Recently I’ve been inspired by other GURPSophiles’ efforts to show the world all the cool stuff they play with: not just in-game stuff, but all the fun peripherals such as props, meals cooked specifically for the game, and so on. As I said last time, I’d love it if there was more sharing of this sort of thing in the GURPS community. And in fact, I made a solemn promise to try to contribute to that myself.
So in that spirit – and because I’m insanely excited about the new Dungeon Fantasy RPG coming out early next year – I thought I’d share a couple of the props I use for Dungeon Fantasy games. What sort of props? To find out, you’ll have to read on…
To build the suspense (woah, so much suspense…) let’s start by examining the problem these props are trying to solve.
A Fun Problem for GURPS Gamers
GURPS has an amazingly versatile combat system. Combat can be very simple, requiring just a few dice rolls, with the action taking place entirely in the players’ imaginations. But GURPS also supports much more in-depth combat, scaling up in complexity until it becomes a fully-fledged map-based tactical miniatures game. That sort of play really requires a battle map.
And of course, when GURPS uses a battle map, it uses a hex grid rather than a square grid. And this is where the “problem” arises.
The upside to the hex grid (and it’s a big upside, in my view) is that it allows more realism and tactical depth than a square grid does.
But there’s a downside, too: the D&D square gird is the industry standard – which means that the vast majority of cool dungeon props for sale out there (particularly the fancy 3D ones) aren’t really perfect for GURPS play.
What to do? Must GURPS players be forever condemned to playing on The Great Salt Flats?
I’ve seen people develop all sorts of fun solutions to this “problem” (opportunity?) of needing/wanting more evocative hex-grid battle maps for advanced combat in GURPS.
Here’s my own solution, such as it is:
My Cheap Solution: GURPS Dungeon Fantasy Hex Boards
Here are a couple of the boards I made for GURPS Dungeon Fantasy a few years back.
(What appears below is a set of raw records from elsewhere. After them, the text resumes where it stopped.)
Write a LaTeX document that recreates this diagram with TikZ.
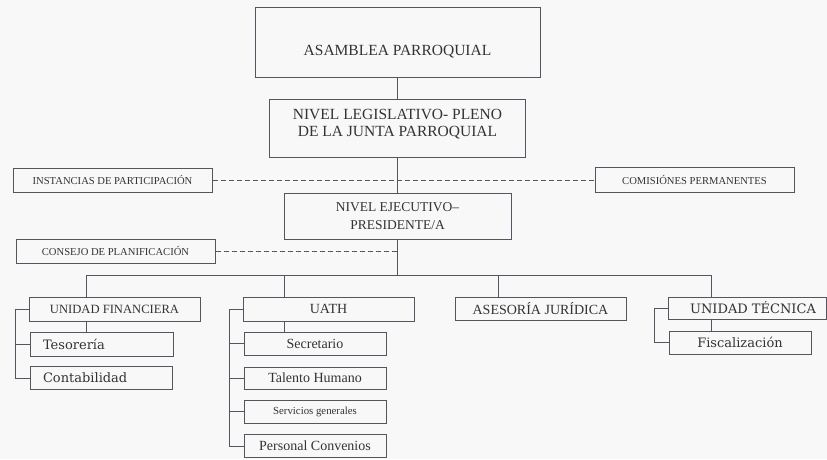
\documentclass[tikz,border=0pt]{standalone}
\usepackage{fontspec}
\setmainfont{Liberation Serif}
\newfontfamily\wideserif{DejaVu Serif}
\definecolor{linec}{HTML}{55555F}
\definecolor{txt}{HTML}{333333}
\definecolor{dashc}{HTML}{4F5F4F}
\definecolor{bg}{HTML}{F8F8F8}
\begin{document}
\begin{tikzpicture}[x=1pt,y=-1pt,
  box/.style={draw=linec, line width=1pt, inner sep=0pt, text=txt, align=center},
  leftbox/.style={box, align=left, inner xsep=13pt},
  ln/.style={draw=linec, line width=1pt},
  dsh/.style={draw=dashc, line width=0.9pt, dash pattern=on 5pt off 3pt},
  fA/.style={font=\fontsize{15.5}{17}\selectfont},
  fB/.style={font=\fontsize{13.5}{18}\selectfont},
  fS/.style={font=\fontsize{10.6}{12}\selectfont},
  fM/.style={font=\fontsize{12.6}{14}\selectfont},
  fL/.style={font=\fontsize{14}{16}\selectfont},
  fW/.style={font=\wideserif\fontsize{13}{15}\selectfont}]
\fill[bg] (0,0) rectangle (827,459);
\useasboundingbox (0,0) rectangle (827,459);

% top chain
\node[box, fA, minimum width=285pt, minimum height=70pt, text height=26pt, text depth=0pt] (asam) at (397.5,42) {ASAMBLEA PARROQUIAL};
\node[box, fA, minimum width=256pt, minimum height=58pt] (leg) at (397.5,128) {NIVEL LEGISLATIVO- PLENO\\DE LA JUNTA PARROQUIAL\rule[-11pt]{0pt}{11pt}};
\node[box, fB, minimum width=227pt, minimum height=46pt] (eje) at (397.5,216) {NIVEL EJECUTIVO--\\PRESIDENTE/A};

% side boxes
\node[box, fS, minimum width=199pt, minimum height=24pt] (inst) at (112.5,180) {INSTANCIAS DE PARTICIPACIÓN};
\node[box, fS, minimum width=199pt, minimum height=25pt] (comi) at (694.5,180) {COMISIÓNES PERMANENTES};
\node[box, fS, minimum width=199pt, minimum height=24pt] (cons) at (115.5,251) {CONSEJO DE PLANIFICACIÓN};

% units
\node[box, fM, minimum width=171pt, minimum height=24pt] (uf) at (114.5,309) {UNIDAD FINANCIERA};
\node[leftbox, fW, text width=117pt, minimum height=24pt] (teso) at (101.5,344) {Tesorería};
\node[leftbox, fW, text width=116pt, minimum height=23pt] (cont) at (101,378) {Contabilidad};

\node[box, fL, minimum width=171pt, minimum height=24pt] (uath) at (328.5,309) {UATH};
\node[box, fL, minimum width=142pt, minimum height=23pt] (secr) at (315,343.5) {Secretario};
\node[box, fL, minimum width=142pt, minimum height=22pt] (tal) at (315,378) {Talento Humano};
\node[box, font=\fontsize{10.8}{12}\selectfont, minimum width=142pt, minimum height=23pt] (serv) at (315,411.5) {Servicios generales};
\node[box, fL, minimum width=142pt, minimum height=23pt] (pers) at (315,446) {Personal Convenios};

\node[box, fL, minimum width=171pt, minimum height=23pt] (ases) at (540.5,308.5) {ASESORÍA JURÍDICA};
\node[box, fW, minimum width=158pt, minimum height=22pt] (tec) at (747,308) {\hspace*{12pt}UNIDAD TÉCNICA};
\node[box, fW, minimum width=142pt, minimum height=23pt] (fisc) at (740,342.5) {Fiscalización};

% trunk
\coordinate (bus) at (397.5,275);
\draw[ln] (asam.south) -- (leg.north);
\draw[ln] (leg.south) -- (eje.north);
\draw[ln] (eje.south) -- (bus);

% dashed links
\draw[dsh] (inst.east) -- (inst.east -| comi.west);
\draw[dsh] (cons.east) -- (cons.east -| eje.south);

% bus and drops
\coordinate (dUF) at (86,275);
\coordinate (dUA) at (284,275);
\coordinate (dAS) at (498,275);
\coordinate (dTE) at (711,275);
\draw[ln] (dUF) -- (dTE);
\draw[ln] (dUF) -- (dUF |- uf.north);
\draw[ln] (dUA) -- (dUA |- uath.north);
\draw[ln] (dAS) -- (dAS |- ases.north);
\draw[ln] (dTE) -- (dTE |- tec.north);

% child connectors
\draw[ln] (dUF |- uf.south) -- (dUF |- teso.north);
\draw[ln] (dUA |- uath.south) -- (dUA |- secr.north);
\draw[ln] (dTE |- tec.south) -- (dTE |- fisc.north);

% brackets
\coordinate (bUF) at (15,309);
\coordinate (bUA) at (229,309);
\coordinate (bTE) at (654,308);
\draw[ln] (uf.west) -- (uf.west -| bUF) |- (cont.west);
\draw[ln] (teso.west -| bUF) -- (teso.west);
\draw[ln] (uath.west) -- (uath.west -| bUA) |- (pers.west);
\draw[ln] (secr.west -| bUA) -- (secr.west);
\draw[ln] (tal.west -| bUA) -- (tal.west);
\draw[ln] (serv.west -| bUA) -- (serv.west);
\draw[ln] (tec.west) -- (tec.west -| bTE) |- (fisc.west);
\end{tikzpicture}
\end{document}
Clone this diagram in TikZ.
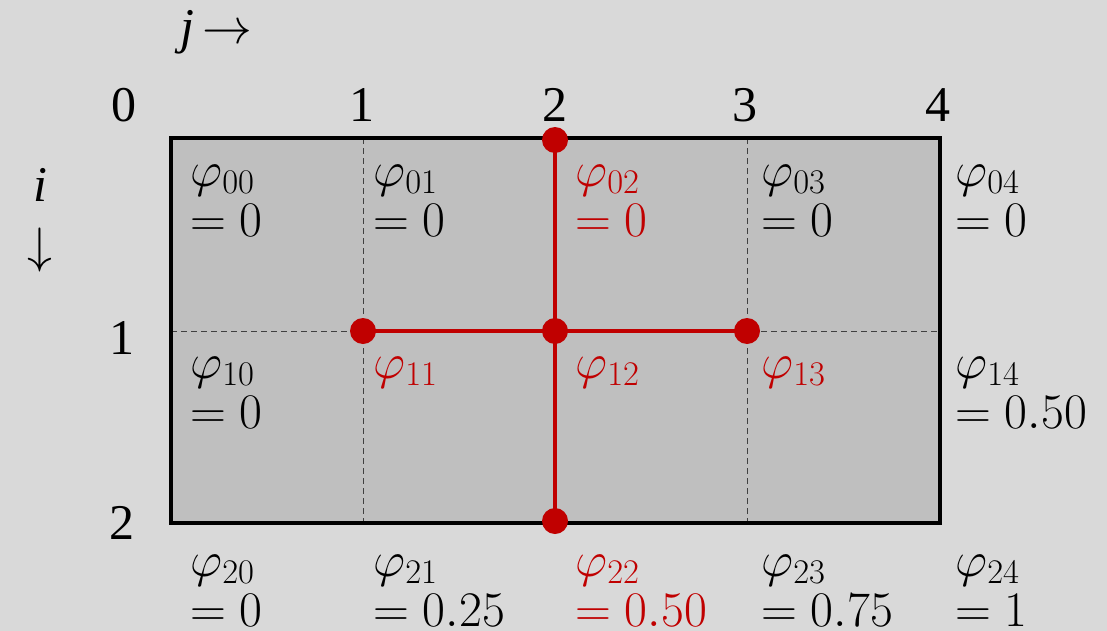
\documentclass[tikz,border=0pt]{standalone}
\usepackage[no-math]{fontspec}
\setmainfont{Liberation Serif}
\newcommand\subs[1]{_{\hbox{\fontsize{16.5}{16.5}\selectfont$#1$}}}
\begin{document}
\begin{tikzpicture}[x=0.5pt,y=-0.5pt,
  lbl/.style={inner sep=0pt,font=\fontsize{25}{30}\selectfont},
  cell/.style={inner sep=0pt,anchor=base west,font=\fontsize{23}{28}\selectfont},
  grid/.style={draw=black!75,line width=0.5pt,dash pattern=on 3pt off 2pt},
  redline/.style={draw=hl,line width=2pt},
  dot/.style={circle,fill=hl,inner sep=0pt,minimum size=13pt}]
\definecolor{bg}{HTML}{D9D9D9}
\definecolor{cellfill}{HTML}{BFBFBF}
\definecolor{hl}{HTML}{C00000}
\fill[bg] (0,0) rectangle (1107,631);
\useasboundingbox (0,0) rectangle (1107,631);
% rectangle
\fill[cellfill] (171,138) rectangle (940,523);
\coordinate (c1t) at (363,138); \coordinate (c1b) at (363,523);
\coordinate (c3t) at (747,138); \coordinate (c3b) at (747,523);
\coordinate (rl) at (171,331); \coordinate (rr) at (940,331);
\draw[grid] (c1t) -- (c1b);
\draw[grid] (c3t) -- (c3b);
\draw[grid] (rl) -- (rr);
\draw[line width=2pt,line join=miter] (171,138) rectangle (940,523);
% red nodes
\node[dot] (n02) at (555,140) {};
\node[dot] (n11) at (363,331) {};
\node[dot] (n12) at (555,331) {};
\node[dot] (n13) at (747,331) {};
\node[dot] (n22) at (555,521) {};
\draw[redline] (n02.center) -- (n12.center) -- (n22.center);
\draw[redline] (n11.center) -- (n12.center) -- (n13.center);
% axis labels
\node[lbl] (jl) at (216,32) {\textit{j}\kern4pt$\rightarrow$};
\node[lbl] (il) at (40,185) {\textit{i}};
\node[lbl] (ia) at (40,250) {$\downarrow$};
\node[lbl] (c0) at (124,105) {0};
\node[lbl] (c1) at (362,105) {1};
\node[lbl] (c2) at (555,105) {2};
\node[lbl] (c3) at (745,105) {3};
\node[lbl] (c4) at (938,105) {4};
\node[lbl] (r1) at (122,338) {1};
\node[lbl] (r2) at (122,523) {2};
% cell labels row 0
\node[cell] (p00) at (190,186) {$\varphi\subs{00}$};
\node[cell] (v00) at (190,236) {$=0$};
\node[cell] (p01) at (373,186) {$\varphi\subs{01}$};
\node[cell] (v01) at (373,236) {$=0$};
\node[cell,text=hl] (p02) at (575,186) {$\varphi\subs{02}$};
\node[cell,text=hl] (v02) at (575,236) {$=0$};
\node[cell] (p03) at (761,186) {$\varphi\subs{03}$};
\node[cell] (v03) at (761,236) {$=0$};
\node[cell] (p04) at (955,186) {$\varphi\subs{04}$};
\node[cell] (v04) at (955,236) {$=0$};
% row 1
\node[cell] (p10) at (190,378) {$\varphi\subs{10}$};
\node[cell] (v10) at (190,428) {$=0$};
\node[cell,text=hl] (p11) at (373,378) {$\varphi\subs{11}$};
\node[cell,text=hl] (p12) at (575,378) {$\varphi\subs{12}$};
\node[cell,text=hl] (p13) at (761,378) {$\varphi\subs{13}$};
\node[cell] (p14) at (955,378) {$\varphi\subs{14}$};
\node[cell] (v14) at (955,428) {$=0.50$};
% row 2
\node[cell] (p20) at (190,576) {$\varphi\subs{20}$};
\node[cell] (v20) at (190,626) {$=0$};
\node[cell] (p21) at (373,576) {$\varphi\subs{21}$};
\node[cell] (v21) at (373,626) {$=0.25$};
\node[cell,text=hl] (p22) at (575,576) {$\varphi\subs{22}$};
\node[cell,text=hl] (v22) at (575,626) {$=0.50$};
\node[cell] (p23) at (761,576) {$\varphi\subs{23}$};
\node[cell] (v23) at (761,626) {$=0.75$};
\node[cell] (p24) at (955,576) {$\varphi\subs{24}$};
\node[cell] (v24) at (955,626) {$=1$};
\end{tikzpicture}
\end{document}
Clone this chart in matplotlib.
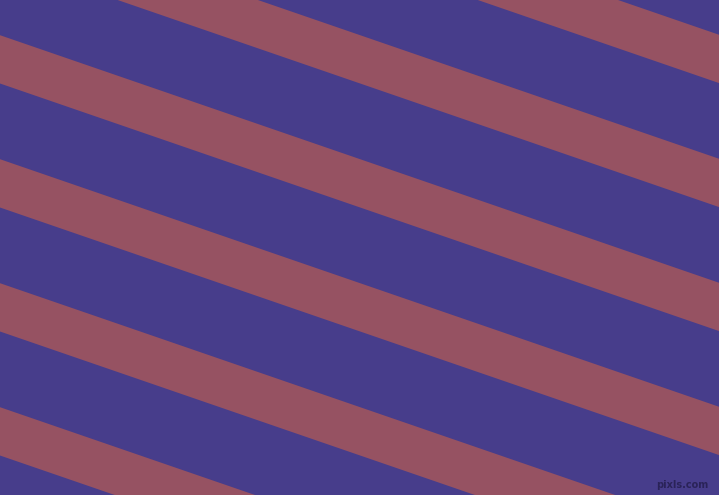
import matplotlib
matplotlib.use("Agg")
import matplotlib.pyplot as plt
import numpy as np

# Diagonal stripe pattern data (pixel units)
stripe_starts = [-212.8, -88.8, 35.2, 159.2, 283.2, 407.2]   # y of upper stripe edge at x=0
stripe_height = 48.3                                         # vertical thickness of stripe
stripe_slope = 0.3443                                        # dy/dx (down-right)
width_px, height_px = 719, 495

bg_color = "#473D8B"
stripe_color = "#965262"

fig = plt.figure(figsize=(width_px / 100, height_px / 100), dpi=100)
ax = fig.add_axes([0, 0, 1, 1])
ax.set_facecolor(bg_color)
fig.patch.set_facecolor(bg_color)

xs = np.array([0, width_px])
for y0 in stripe_starts:
    top = y0 + stripe_slope * xs
    bot = top + stripe_height
    ax.fill_between(xs, top, bot, color=stripe_color, linewidth=0, antialiased=True)

ax.set_xlim(0, width_px)
ax.set_ylim(height_px, 0)
ax.axis("off")

ax.text(708, 490, "pixls.com", ha="right", va="bottom", fontsize=7,
        fontweight="bold", color="#2A2358", family="DejaVu Sans")

fig.savefig("out.png", dpi=100, facecolor=bg_color)
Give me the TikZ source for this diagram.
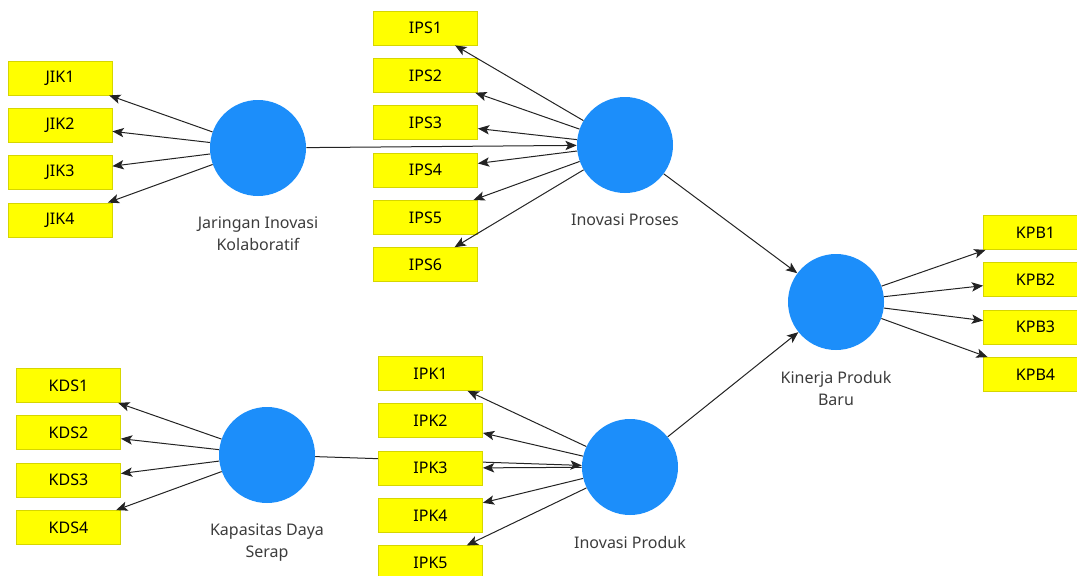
\documentclass[tikz,border=0pt]{standalone}
\usepackage{fontspec}
\setmainfont{Noto Sans}
\usetikzlibrary{shapes.geometric, arrows.meta, positioning, backgrounds}
\definecolor{latentblue}{RGB}{28,142,250}
\definecolor{itemyellow}{RGB}{255,255,0}
\definecolor{itemedge}{RGB}{214,214,0}
\definecolor{linegray}{RGB}{35,35,35}
\definecolor{namegray}{RGB}{60,60,60}
\tikzstyle{construct} = [circle, minimum size=72pt, inner sep=0pt, fill=latentblue]
\tikzstyle{indicator} = [rectangle, minimum width=78pt, minimum height=25.5pt, text centered, draw=itemedge, line width=0.6pt, fill=itemyellow, font=\fontsize{12}{14}\selectfont]
\tikzstyle{latentname} = [text centered, align=center, text=namegray, font=\fontsize{12}{16.5}\selectfont]
\tikzstyle{arrow} = [line width=0.75pt, draw=linegray, -{Stealth[length=8.5pt, width=7pt, inset=2pt]}]

\begin{document}
\begin{tikzpicture}[x=0.75pt, y=-0.75pt, node distance=35.5pt]
	\useasboundingbox (0,0) rectangle (1077,575);
	\clip (0,0) rectangle (1077,575);

		\node (jik) [construct] at (258,148) {};
		\node (kds) [construct] at (267,455) {};
		\node (ips) [construct] at (625,145) {};
		\node (ipk) [construct] at (630,467) {};
		\node (kpb) [construct] at (836,302) {};

		\node (jik-name) [latentname, below=12pt of jik] {Jaringan Inovasi\\Kolaboratif};
		\node (kds-name) [latentname, below=12pt of kds] {Kapasitas Daya\\Serap};
		\node (ips-name) [latentname, below=12pt of ips] {Inovasi Proses};
		\node (ipk-name) [latentname, below=12pt of ipk] {Inovasi Produk};
		\node (kpb-name) [latentname, below=12pt of kpb] {Kinerja Produk\\Baru};

		\node (jik1) [indicator] at (60,78) {JIK1};
		\node (jik2) [indicator, below of=jik1] {JIK2};
		\node (jik3) [indicator, below of=jik2] {JIK3};
		\node (jik4) [indicator, below of=jik3] {JIK4};

		\node (kds1) [indicator] at (68.5,385.5) {KDS1};
		\node (kds2) [indicator, below of=kds1] {KDS2};
		\node (kds3) [indicator, below of=kds2] {KDS3};
		\node (kds4) [indicator, below of=kds3] {KDS4};

		\node (ips1) [indicator] at (425.5,28) {IPS1};
		\node (ips2) [indicator, below of=ips1] {IPS2};
		\node (ips3) [indicator, below of=ips2] {IPS3};
		\node (ips4) [indicator, below of=ips3] {IPS4};
		\node (ips5) [indicator, below of=ips4] {IPS5};
		\node (ips6) [indicator, below of=ips5] {IPS6};

		\node (ipk1) [indicator] at (430.5,373.5) {IPK1};
		\node (ipk2) [indicator, below of=ipk1] {IPK2};
		\node (ipk3) [indicator, below of=ipk2] {IPK3};
		\node (ipk4) [indicator, below of=ipk3] {IPK4};
		\node (ipk5) [indicator, below of=ipk4] {IPK5};

		\node (kpb1) [indicator] at (1035.5,232.5) {KPB1};
		\node (kpb2) [indicator, below of=kpb1] {KPB2};
		\node (kpb3) [indicator, below of=kpb2] {KPB3};
		\node (kpb4) [indicator, below of=kpb3] {KPB4};

		% inner model, behind the boxes
		\begin{scope}[on background layer]
		\draw[arrow] (jik) -- (ips);
		\draw[arrow] (kds) -- (ipk);
		\draw[arrow] (ips) -- (kpb);
		\draw[arrow] (ipk) -- (kpb);
		\end{scope}

		% outer model
		\draw[arrow] (jik) -- (jik1);
		\draw[arrow] (jik) -- (jik2);
		\draw[arrow] (jik) -- (jik3);
		\draw[arrow] (jik) -- (jik4);
		\draw[arrow] (kds) -- (kds1);
		\draw[arrow] (kds) -- (kds2);
		\draw[arrow] (kds) -- (kds3);
		\draw[arrow] (kds) -- (kds4);
		\draw[arrow] (ips) -- (ips1);
		\draw[arrow] (ips) -- (ips2);
		\draw[arrow] (ips) -- (ips3);
		\draw[arrow] (ips) -- (ips4);
		\draw[arrow] (ips) -- (ips5);
		\draw[arrow] (ips) -- (ips6);
		\draw[arrow] (ipk) -- (ipk1);
		\draw[arrow] (ipk) -- (ipk2);
		\draw[arrow] (ipk) -- (ipk3);
		\draw[arrow] (ipk) -- (ipk4);
		\draw[arrow] (ipk) -- (ipk5);
		\draw[arrow] (kpb) -- (kpb1);
		\draw[arrow] (kpb) -- (kpb2);
		\draw[arrow] (kpb) -- (kpb3);
		\draw[arrow] (kpb) -- (kpb4);
	\end{tikzpicture}
\end{document}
The cultist is just for FNORD I mean scale, yes, that’s right, that cultist is just for scale.
Once I’d got the hang of making these, I made a few with more interesting tile patterns, the aim being to break up the hex grid visually, while still leaving the hexes legible for game purposes.
And then of course I had to add some standard dungeon corridors, just to link things up.
I made all these via a very relaxing but nevertheless somewhat labour-intensive method, which involved hand-making each of the hex tiles individually out of modelling clay, gluing each of them to a balsa base, and then painting.
Since they’re made out of clay and balsa, they’re very sturdy, and heavy enough not to shift around during play. But honestly, when I make some more of these, I’m probably going to use an easier method. In fact, I suspect I’ll probably just mark out the hex-shapes in foamcore, and then texture and paint. Much simpler. Shaping all the hexes individually out of modeling clay was fun in a meditative kind of way, but it probably wasn’t the most time-efficient method…
Next time I think I’ll probably use a somewhat more realistic colour palette, too. These ones are fun, but some of them turned out just a little too cartoony for my taste. I might even repaint these ones onee day, if I get around to it.
But for now, these are some good, sturdy hex boards that bring some life to my GURPS Dungeon Fantasy games.
Does anyone else in the GURPS community do this sort of thing? If so, I’d love to hear about it. It’s about time we started getting more of our peripherals out there!